We have two Indonesian youths as members of K-Pop groups. I hope we can have more Indonesian members in K-Pop groups that will foster closer cultural and economic ties between Indonesia and Korea and eventually promote cooperation in other areas.
Trade ties between Indonesia and Korea have come into spotlight, especially with the implementation of the U.S. Inflation Reduction Act (IRA), which has a direct impact on Korea’s EV industry closely tied to Indonesian resources, including nickel.
As you may know, Indonesia’s nickel resource represents more than 23 percent of global nickel reserves. Thus, we are the number one world nickel producer, with a nearly 40 percent production share.
Regarding IRA’s challenge, the government of Indonesia is now opening all communication channels with the US government and related private companies, including those in Korea, at the highest level through government-to-government and government-to-business bilateral mechanisms. We are doing this because we believe in the prospects of developing a sustainable economy through diversified collaborations. We also try to establish mutually acceptable solutions in multilateral settings, such as the Indo-Pacific Economic Framework for Prosperity.
Indonesia has been increasingly identified as a defense partner by both the United States and China. What are Indonesia’s security concerns when it comes to possible contingencies in the region?
Indonesia’s successful G20 Presidency last year is a testament to the importance of independent and active foreign policy. Our presidency coincided with a very difficult time in history, which is the war in Ukraine. But we managed to navigate the differences between G20 members and convinced them to work together to accelerate global economic recovery and address food, energy and finance crises. It is very important that countries in the region work harder to reestablish trust and confidence between each other, including between the U.S. and China.
There are two important things to achieve this goal. First, maintain an inclusive regional architecture where all countries can develop and thrive together and realize common peace, stability and prosperity in the region. Second, develop a habit of cooperation. That is why Indonesia and Asean urge concrete cooperation through the Asean Outlook on the Indo-Pacific.
Indonesia is the top market for the Korean construction sector, which has shown great interest in Indonesia’s plan to move its capital. What is the latest on this plan, and any updates on cooperation with Korea?
Indonesia held the most significant number of overseas construction orders by South Korean builders in 2022, valued at $3.67 billion. Indonesia is, therefore, the Korean construction companies’ largest overseas market in the world in 2022. This is because the Korean construction sector has built a trustworthy reputation and because of the mutually beneficial relationship between Indonesia and Korea.
Korean companies are highly interested in Nusantara Capital City’s development. There are many areas in which Korean companies are interested in the Nusantara development project, including smart city development, public facility construction, urban mobility and the application of green energy.

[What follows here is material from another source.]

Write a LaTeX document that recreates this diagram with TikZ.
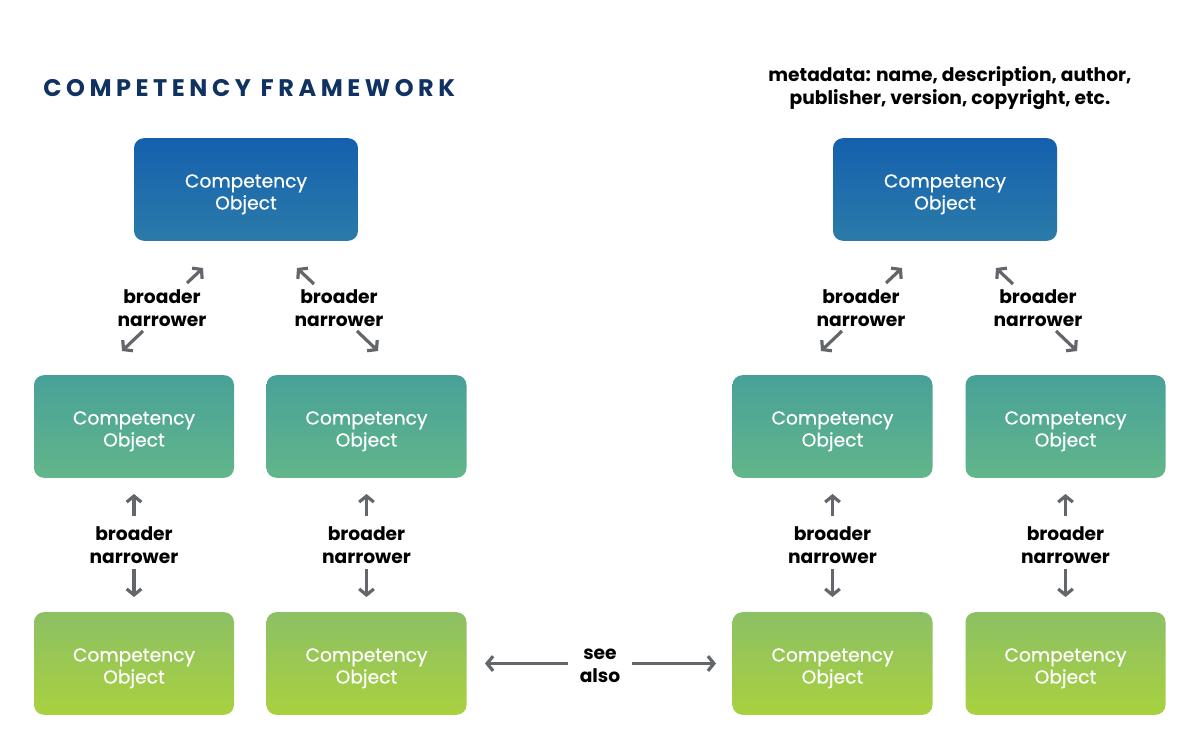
\documentclass[tikz,border=0pt]{standalone}
\usepackage{fontspec}
\setmainfont{Poppins}
\usetikzlibrary{arrows.meta}
\definecolor{titleblue}{HTML}{0F3260}
\definecolor{bluetop}{HTML}{1460AE}
\definecolor{bluebot}{HTML}{2B7BA9}
\definecolor{teeltop}{HTML}{48A198}
\definecolor{teelbot}{HTML}{62B68A}
\definecolor{greentop}{HTML}{8CC064}
\definecolor{greenbot}{HTML}{A9D13F}
\definecolor{arrgray}{HTML}{63666A}
\tikzset{
  obj/.style={rounded corners=7.5pt, minimum height=77pt, inner sep=0pt},
  objtext/.style={text=white, align=center, inner sep=0pt,
    font=\fontsize{14}{16.5}\selectfont\addfontfeatures{FakeBold=0.6}},
  topobj/.style={obj, minimum width=168pt, top color=bluetop, bottom color=bluebot},
  midobj/.style={obj, minimum width=150pt, top color=teeltop, bottom color=teelbot},
  botobj/.style={obj, minimum width=150pt, top color=greentop, bottom color=greenbot},
  lbl/.style={align=center, font=\bfseries\fontsize{14}{17.25}\selectfont, text=black, inner sep=0pt},
  arr/.style={draw=arrgray, line width=2.4pt, -{Straight Barb[length=4.5pt,width=11pt]}}
}
\newcommand\cobj[4]{%
  \node[#2] (#1) at (#3,#4) {};
  \node[objtext] (#1txt) at ([yshift=-3.6pt]#1.center) {Competency\\Object};
}
\begin{document}
\begin{tikzpicture}[x=0.75pt,y=-0.75pt]
\useasboundingbox (0,0) rectangle (1200,750);
% title
\node[anchor=west, text=titleblue, font=\bfseries\fontsize{18}{20}\selectfont\addfontfeatures{LetterSpace=19}, inner sep=0pt] (title) at (43,88) {COMPETENCY FRAMEWORK};
\node[lbl] (meta) at (950,88) {metadata: name, description, author,\\publisher, version, copyright, etc.};

% left framework
\cobj{lt}{topobj}{246}{189.5}
\cobj{lm1}{midobj}{134}{426.5}
\cobj{lm2}{midobj}{366.5}{426.5}
\cobj{lb1}{botobj}{134}{663.5}
\cobj{lb2}{botobj}{366.5}{663.5}

% right framework
\cobj{rt}{topobj}{945}{189.5}
\cobj{rm1}{midobj}{832.5}{426.5}
\cobj{rm2}{midobj}{1065.5}{426.5}
\cobj{rb1}{botobj}{832.5}{663.5}
\cobj{rb2}{botobj}{1065.5}{663.5}

% diagonal labels
\foreach \p/\cx in {l/0,r/699}{
  \node[lbl] (\p d1) at (162+\cx,308.5) {broader\\narrower};
  \node[lbl] (\p d2) at (339+\cx,308.5) {broader\\narrower};
  \coordinate (\p a1s) at (187+\cx,283); \coordinate (\p a1e) at (203+\cx,268);
  \coordinate (\p a2s) at (143+\cx,331); \coordinate (\p a2e) at (122+\cx,351);
  \coordinate (\p a3s) at (314+\cx,284); \coordinate (\p a3e) at (297+\cx,268);
  \coordinate (\p a4s) at (357+\cx,331); \coordinate (\p a4e) at (378+\cx,351);
  \draw[arr] (\p a1s) -- (\p a1e);
  \draw[arr] (\p a2s) -- (\p a2e);
  \draw[arr] (\p a3s) -- (\p a3e);
  \draw[arr] (\p a4s) -- (\p a4e);
}

% vertical labels
\foreach \n/\x in {v1/134, v2/366.5, v3/832.5, v4/1065.5}{
  \node[lbl] (\n) at (\x,545.5) {broader\\narrower};
  \coordinate (\n us) at (\x,516); \coordinate (\n ue) at (\x,494);
  \coordinate (\n ds) at (\x,569); \coordinate (\n de) at (\x,597);
  \draw[arr] (\n us) -- (\n ue);
  \draw[arr] (\n ds) -- (\n de);
}

% see also
\node[lbl] (see) at (600,666) {see\\also};
\coordinate (sl) at (568,663.5); \coordinate (sr) at (632,663.5);
\draw[arr] (sl) -- (lb2.east -| 485,0);
\draw[arr] (sr) -- (rb1.west -| 716,0);
\end{tikzpicture}
\end{document}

What are the top 3 objectives of the Indonesian chairmanship of Asean in 2023?
This year, Indonesia’s chairmanship on Asean is under the theme “Asean Matters: Epicentrum of Growth.” This theme partly reflects both internal and external challenges faced by Asean. Indonesia came up with three pillars of Asean chairmanship: Asean Matters, Epicentrum of Growth and the implementation of Asean Outlook on the Indo-Pacific.  
As the Chair of Asean this year, Indonesia will organize the Asean Indo-Pacific Infrastructure Forum in Jakarta from Sept. 6 to 7 with the theme “Propelling the Next Wave of Sustainable Infrastructure.”